We studied the dynamics of the accretion disk to reveal the contribution of the \(\varLambda \)-term in the equations of modified GR. We showed that the \(\varLambda \)-term enters in both relativistic and non-relativistic equations and contributes in two different phenomena accordingly. For the weak-field limit \(\varLambda \) enters in the gravitational potential \(\varPhi \), while for relativistic effects one has the modification due to \(\varLambda \) in both Einstein and Lense–Thirring precessions.
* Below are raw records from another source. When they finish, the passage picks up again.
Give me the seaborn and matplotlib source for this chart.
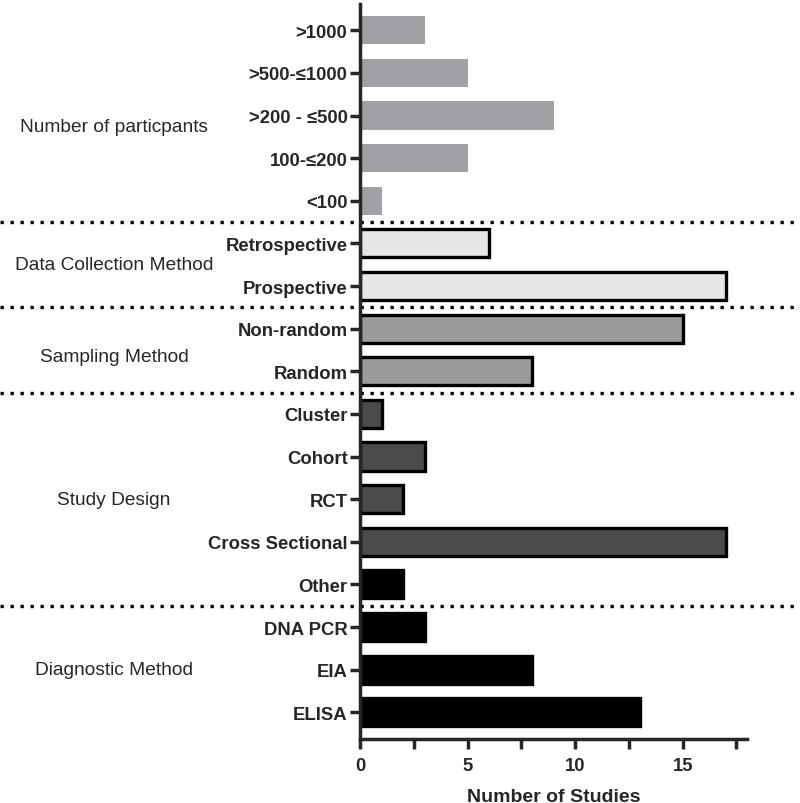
import matplotlib
matplotlib.use('Agg')
import matplotlib.pyplot as plt
import seaborn as sns
import pandas as pd
from matplotlib.ticker import MultipleLocator

# categories, top to bottom
categories = ['>1000', '>500-≤1000', '>200 - ≤500', '100-≤200', '<100',
              'Retrospective', 'Prospective',
              'Non-random', 'Random',
              'Cluster', 'Cohort', 'RCT', 'Cross Sectional', 'Other',
              'DNA PCR', 'EIA', 'ELISA']
studies = [3, 5, 9, 5, 1,
           6, 17,
           15, 8,
           1, 3, 2, 17, 2,
           3, 8, 13]
fill_colors = ['#a1a1a5'] * 5 + ['#e6e6e6'] * 2 + ['#9b9b9b'] * 2 + \
              ['#4b4b4b'] * 4 + ['#000000'] * 4
has_edge = [False] * 5 + [True] * 12

group_names = ['Number of particpants', 'Data Collection Method', 'Sampling Method',
               'Study Design', 'Diagnostic Method']
group_label_pos = [2.25, 5.5, 7.65, 11.0, 15.0]
separators = [4.5, 6.5, 8.5, 13.5]

df = pd.DataFrame({'category': categories, 'studies': studies})

sns.set_style('ticks')
plt.rcParams['font.family'] = ['Liberation Sans', 'DejaVu Sans']

fig = plt.figure(figsize=(8, 8.04), dpi=100)
ax = fig.add_axes([0.45, 0.08, 0.484, 0.914])

sns.barplot(data=df, x='studies', y='category', hue='category', palette=fill_colors,
            legend=False, orient='h', width=0.66, ax=ax, saturation=1)

for patch, edge in zip(ax.patches, has_edge):
    if edge:
        patch.set_edgecolor('black')
        patch.set_linewidth(2.4)
    else:
        patch.set_linewidth(0)

ax.set_xlim(0, 18)
ax.set_ylim(len(categories) - 0.38, -0.62)
ax.xaxis.set_major_locator(MultipleLocator(5))
ax.xaxis.set_minor_locator(MultipleLocator(2.5))

for side in ['top', 'right']:
    ax.spines[side].set_visible(False)
for side in ['left', 'bottom']:
    ax.spines[side].set_linewidth(2.5)

ax.tick_params(axis='both', which='major', width=2.5, length=7, labelsize=13.3)
ax.tick_params(axis='x', which='minor', width=2.5, length=7)
ax.tick_params(axis='x', which='major', pad=6)
ax.tick_params(axis='y', which='major', pad=2)
for lbl in ax.get_xticklabels() + ax.get_yticklabels():
    lbl.set_fontweight('bold')

ax.set_ylabel('')
ax.set_xlabel('Number of Studies', fontsize=14, fontweight='bold', labelpad=10)

# dotted separators spanning the full figure width
x0 = -0.45 / 0.484
x1 = (1 - 0.45) / 0.484
for y in separators:
    ax.axhline(y, xmin=x0, xmax=x1, color='black', linestyle=(0, (1, 2)),
               linewidth=2.4, clip_on=False)

# group labels on the left
for name, pos in zip(group_names, group_label_pos):
    ax.text(-0.635, pos, name, transform=ax.get_yaxis_transform(), ha='center',
            va='center', fontsize=13.8)

fig.savefig('out.png', dpi=100)
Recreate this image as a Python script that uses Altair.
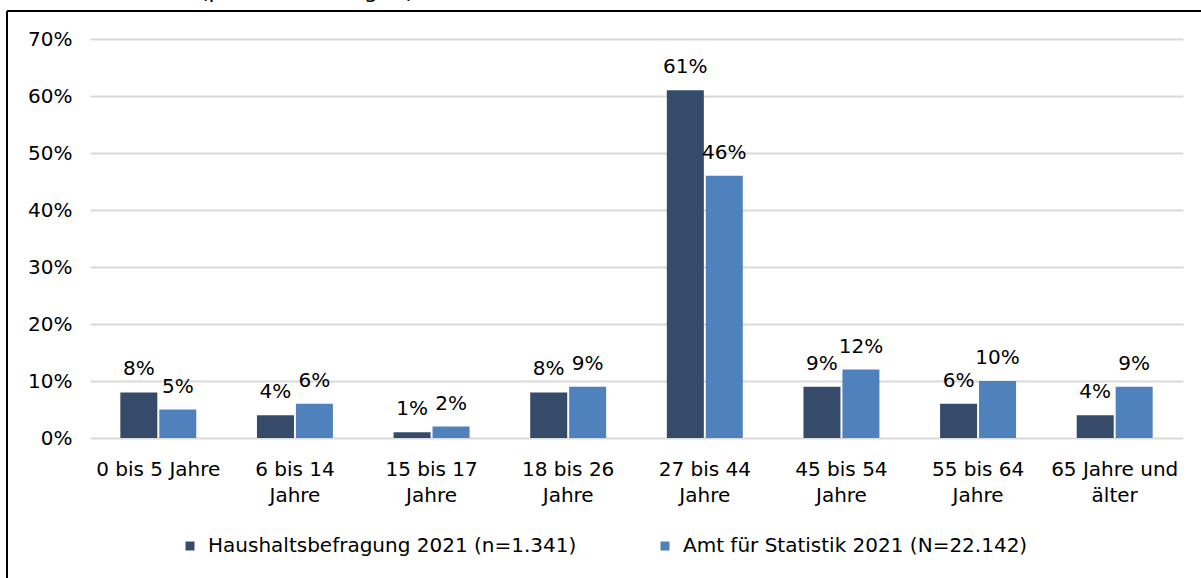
import altair as alt
import pandas as pd

FONT = "DejaVu Sans"

# Age groups (line breaks mark how the axis labels wrap)
age_groups = [
    "0 bis 5 Jahre",
    "6 bis 14\nJahre",
    "15 bis 17\nJahre",
    "18 bis 26\nJahre",
    "27 bis 44\nJahre",
    "45 bis 54\nJahre",
    "55 bis 64\nJahre",
    "65 Jahre und\nälter",
]
series_names = [
    "Haushaltsbefragung 2021 (n=1.341)",
    "Amt für Statistik 2021 (N=22.142)",
]
survey_share = [0.08, 0.04, 0.01, 0.08, 0.61, 0.09, 0.06, 0.04]
official_share = [0.05, 0.06, 0.02, 0.09, 0.46, 0.12, 0.10, 0.09]
y_ticks = [0.0, 0.1, 0.2, 0.3, 0.4, 0.5, 0.6, 0.7]
series_colors = ["#364B6A", "#4F81BD"]
subtitle = "(personenbezogen)"

rows = []
for name, values in zip(series_names, [survey_share, official_share]):
    for group, value in zip(age_groups, values):
        rows.append({"group": group, "series": name, "share": value})
df = pd.DataFrame(rows)

x_enc = alt.X(
    "group:N",
    sort=age_groups,
    scale=alt.Scale(paddingInner=0.444, paddingOuter=0.222),
    axis=alt.Axis(
        title=None,
        labelExpr="split(datum.label, '\\n')",
        labelAngle=0,
        ticks=False,
        domain=False,
        labelPadding=21,
        labelLineHeight=26,
        labelFontSize=20,
        labelFont=FONT,
        labelColor="#000000",
        labelLimit=300,
    ),
)
xoff_enc = alt.XOffset(
    "series:N", sort=series_names, scale=alt.Scale(paddingInner=0.05, paddingOuter=0)
)
y_enc = alt.Y(
    "share:Q",
    scale=alt.Scale(domain=[0, 0.7], nice=False),
    axis=alt.Axis(
        values=y_ticks,
        format=".0%",
        title=None,
        ticks=False,
        domain=False,
        grid=True,
        gridColor="#D9D9D9",
        gridWidth=2,
        labelPadding=18,
        labelFontSize=20,
        labelFont=FONT,
        labelColor="#000000",
    ),
)

base = alt.Chart(df)

bars = base.mark_bar().encode(
    x=x_enc,
    xOffset=xoff_enc,
    y=y_enc,
    color=alt.Color(
        "series:N",
        sort=series_names,
        scale=alt.Scale(domain=series_names, range=series_colors),
        legend=alt.Legend(
            title=None,
            orient="none",
            legendX=90,
            legendY=497,
            direction="horizontal",
            symbolType="square",
            symbolSize=81,
            symbolStrokeWidth=0,
            labelFontSize=20,
            labelFont=FONT,
            labelColor="#000000",
            labelOffset=8,
            labelLimit=600,
            columnPadding=78,
            padding=0,
        ),
    ),
)

labels = base.mark_text(
    baseline="alphabetic", dy=-17, fontSize=20, font=FONT, color="#000000"
).encode(
    x=alt.X("group:N", sort=age_groups),
    xOffset=alt.XOffset("series:N", sort=series_names),
    y=alt.Y("share:Q"),
    text=alt.Text("share:Q", format=".0%"),
)

one = pd.DataFrame({"t": [subtitle]})

# Outer frame of the chart area
frame_left = alt.Chart(one).mark_rule(color="#000000", strokeWidth=2).encode(
    x=alt.value(-83), y=alt.value(-28), y2=alt.value(560)
)
frame_top = alt.Chart(one).mark_rule(color="#000000", strokeWidth=2).encode(
    x=alt.value(-83), x2=alt.value(1200), y=alt.value(-28)
)
head = alt.Chart(one).mark_text(
    fontSize=22, font=FONT, color="#000000", baseline="alphabetic", align="center"
).encode(text="t:N", x=alt.value(217), y=alt.value(-41))

chart = (
    alt.layer(bars, labels, frame_left, frame_top, head)
    .properties(
        width=1093,
        height=399,
        autosize=alt.AutoSizeParams(type="none"),
        padding={"left": 90, "top": 39, "right": 18, "bottom": 140},
    )
    .configure_view(stroke=None)
)

chart.save("out.html", embed_options={"renderer": "svg", "actions": False})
We obtained the critical distance at which the contribution of \(\varLambda \) becomes dominant and by considering the presence of \(\varLambda \) in the above-mentioned effects we calculated the nodal and apsidal frequencies by solving the relevant equations analytically. For typical astrophysical objects including for accretion disks in galactic centers, the real contribution of the \(\varLambda \) is negligible. This issue, however, can have sense for consideration in the context of galactic nuclei and galactic larger structure evolutionary interrelations. One can recall that initially the gravitational lensing was also considered as non-observable effect. Finally, we have analyzed the Bardeen–Petterson effect and have shown that due to the presence of the \(\varLambda \) in \(\varOmega _{LT}\), the post-Keplerian frequency \(\omega _{p-K,\varLambda }\) and the key parameter, i.e., the rotation angle of the line of nodes, are modified.